Payment of SFP will itself be outside the scope of VAT, but sales and other transactions in PE may be subject to the tax - the Tax Bulletin provides an explanation.

If no trade is carried on, so that the SFP is a Case VI source, the landowner will not be entitled to register for VAT and so will not be able to recover any VAT suffered on relevant inputs.

Accounting and timing issues


The Tax Bulletin also reproduces, as an Appendix, Guidance on Accounting Issues Arising from the Single Payment Scheme (Tech 19/05), issued jointly by the ICAEW and the ICAS in May 2005. This guidance is made necessary by the complexities of the SFP scheme - the following is a brief outline to explain the basic principles of the accounting guidance.

An SFP claim will always be for a calendar year, the first relevant year being the year to 31 December 2005. Claims have to be made by 15 May within the year of claim ( 16 May 2005 for the current year, as 15 May 2005 was a Sunday). Payment will normally be made between 1 December during the year of claim and 30 June following the year of claim (so between 1 December 2005 and 30 June 2006 for 2005).
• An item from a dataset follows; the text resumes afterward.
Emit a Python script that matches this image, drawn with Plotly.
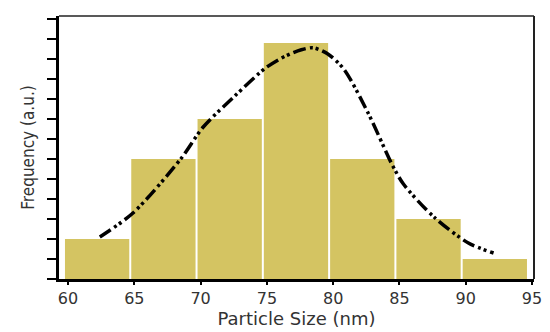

To make a successful claim for any year, the claimant must first either have established a Payment Entitlement (PE) by making a successful claim for 2005 or have bought a PE from an existing holder. He must then have eligible land available for his use in the year of claim. (Note that a PE is not attached to a particular parcel of land, so that a claimant could - for example - establish his PE for 2005 by virtue of his occupation of Blackacre and then, in 2006, claim a SFP by virtue of his occupation of Whiteacre - the exact rules as to what is possible are complex and outside the scope of this article.)

The relevant land must be occupied for at least ten consecutive months - the default period is 1 February to 30 November within the year of claim, but the claimant may elect for any period beginning no earlier than 1 October before the year of claim and no later than 30 April within the year of claim. Entitlement to a SFP for any year then finally depends on the claimant satisfying the 'cross-compliance' conditions in relation to that land (principally, the obligation to keep it in 'Good Agricultural and Environmental Condition' (GAEC)).

The starting point of the ICAEW / ICAS guidance is that the Single Farm Payment is a grant and so cannot be recognised as income until the qualifying conditions have been met. In practice, it can be assumed that the cross-compliance conditions will be satisfied, so that the SFP can be recognised as income on the last day of the ten month basis period. Subject to that, it should be spread equally over the calendar year of claim.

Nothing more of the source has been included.